Training camp serves to reinforce what was presented in the OTA’s.

“It’s been a few weeks, so we’ll have to revisit and start back at square one,” Sullivan said. “As the old saying goes, ‘repetition is the mother of skill’, so the more we can continue to repeat, repeat, repeat and then, of course, make the corrections and not make the same corrections, then we’ll be in great shape.”

The personnel on the offense isn’t expected to change much from last year, either. With Manning, Rashad Jennings, Odell Beckham Jr., the entire offensive line and both Will Tye and Larry Donnell all returning, the only new starters from last season could be at fullback and wide receiver.


At fullback, the Giants could look to last year’s starter, Nikita Whitlock, or see if veteran Will Johnson can fill that role.

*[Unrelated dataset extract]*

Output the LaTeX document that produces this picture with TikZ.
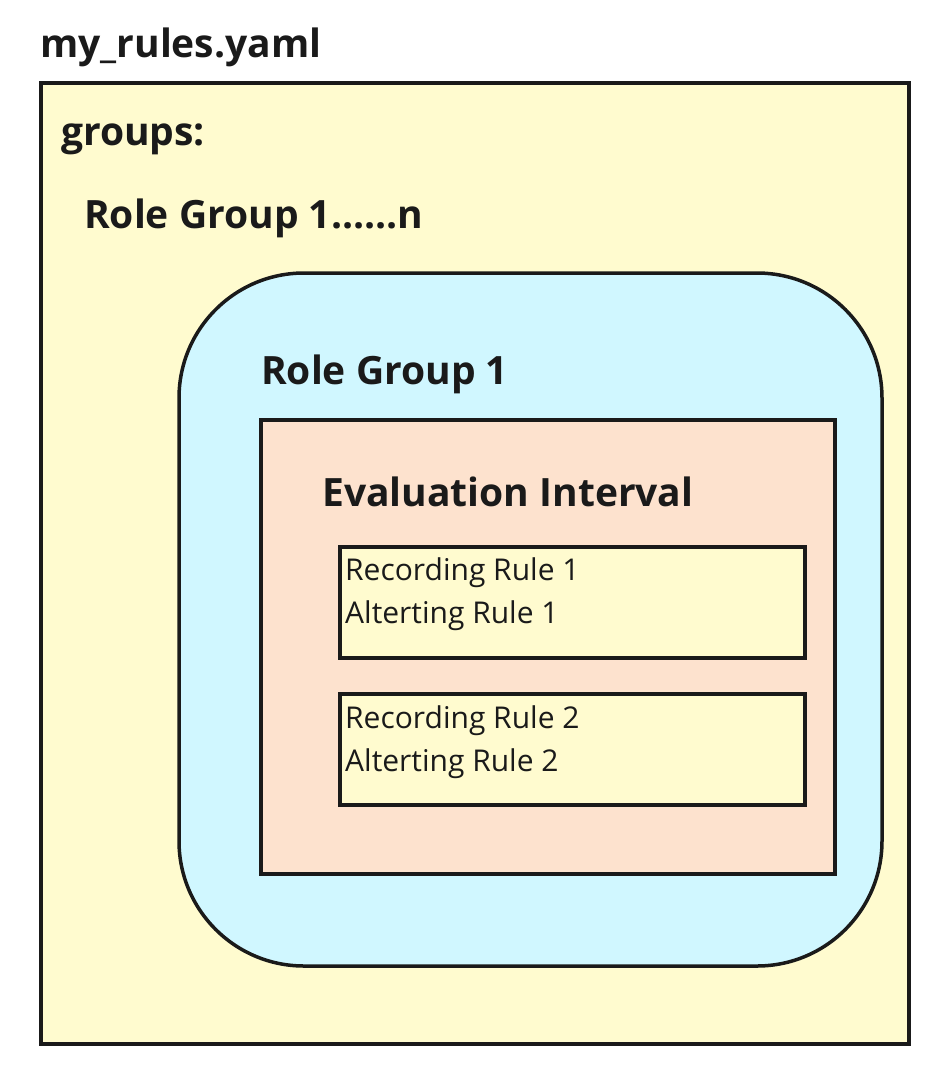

The Giants hope Victor Cruz can get back onto the field and practice consistently as the team’s second wide receiver. Behind him are a number of young wide receivers Sullivan sees developing.

“You have some guys, certainly (Geremy) Davis in his second year,” Sullivan said. “Myles White returns with us, Tavarres King, and some of the young men we brought in, Sterling Shepard, Roger Lewis. A bunch of young guys who’ve been hungry, they’ve come in and had the opportunity to get a ton of reps. They play all the positions. We don’t just pigeon-hole a guy at x or z, we move them all around so they can be versatile enough to be plugged-in whenever they get an opportunity. We’re excited about where they’re headed and look forward to seeing how they do against some live competition.”

All those players will have the chance to compete in training camp to see if they can help bring the offense to a new level.

Even though the offense was strong last year, there are still many areas where Sullivan hopes to see significant improvement. One is running the football. It’s hard to see where the running game is in the spring with physical contact and pads being prohibited. Training camp allows the coaches to get a better feel for both the running backs and the offensive line.

“I think you find out the majority of the information here in training camp, with the pads in the pre-season games,” Sullivan explained. “In the spring, we certainly worked on things from an assignment standpoint, from a detail standpoint, the footwork, the alignments, the initial reads. We really focused on things that we felt we were good at, things we felt we needed to improve upon. Other things that weren’t quite who we were, we put to the back burner. We have a lot of optimism where we’re headed. It’s a point of emphasis. We want to run the ball and we’re going to run the ball and see where it goes with pads on.”

Last season the Giants finished 18th in the NFL in yards per carry (4.0) and rushing yards per game (100.6). The rushing attack did improve towards the end of the year, something the team hopes will continue into 2016.

Running the football more effectively will also serve to help improve the Giants in two specific areas they struggled with last season: on third down and in the green zone.

“The green zone, finishing 29th in the NFL, and then on third down, finishing 22nd in the NFL,” Sullivan said. “We have got to do a better job being able to sustain drives, being able to put points on the board, being able to score touchdowns, eliminating the turnovers. Some of our critical errors not only gave the defense the ball but prevented us from scoring points because we weren’t able to even at least kick the field goal, so those are two major areas.”

Running the ball better on first and second down would create far more third and short situations, which are much easier to convert than third and eight or more yards.

When the Giants are in the green zone, it makes it tougher to throw the ball due to the shortened field. Running the ball successfully in those situations is a necessity.

The Giants protected the ball and their quarterback fairly well last year. The Giants allowed only 27 sacks, tied with the Cardinals, Bucs and Redskins for fourth-fewest in the league. The offensive line was helped by Manning’s quick decision making. According to Pro Football Focus, Manning had the ball in the pocket an average of 2.48 seconds per drop back, good for sixth-fastest in the league.

The Giants gave the ball away only 21 times last season. Manning’s 14 interceptions tied for the second-fewest in his career. No statistic has a bigger impact on winning and losing than turnovers, so this is an area the Giants would like to see improvement in as well. Running the ball better can keep the volume of pass attempts down, which could help in this area as well.

With the always reliable Manning at the helm, and one of the best wide receivers in football in Beckham, improvements in small areas will go a long way to vaulting the Giants into the top three offenses in the NFL. Mike Sullivan and Ben McAdoo will try to get them there.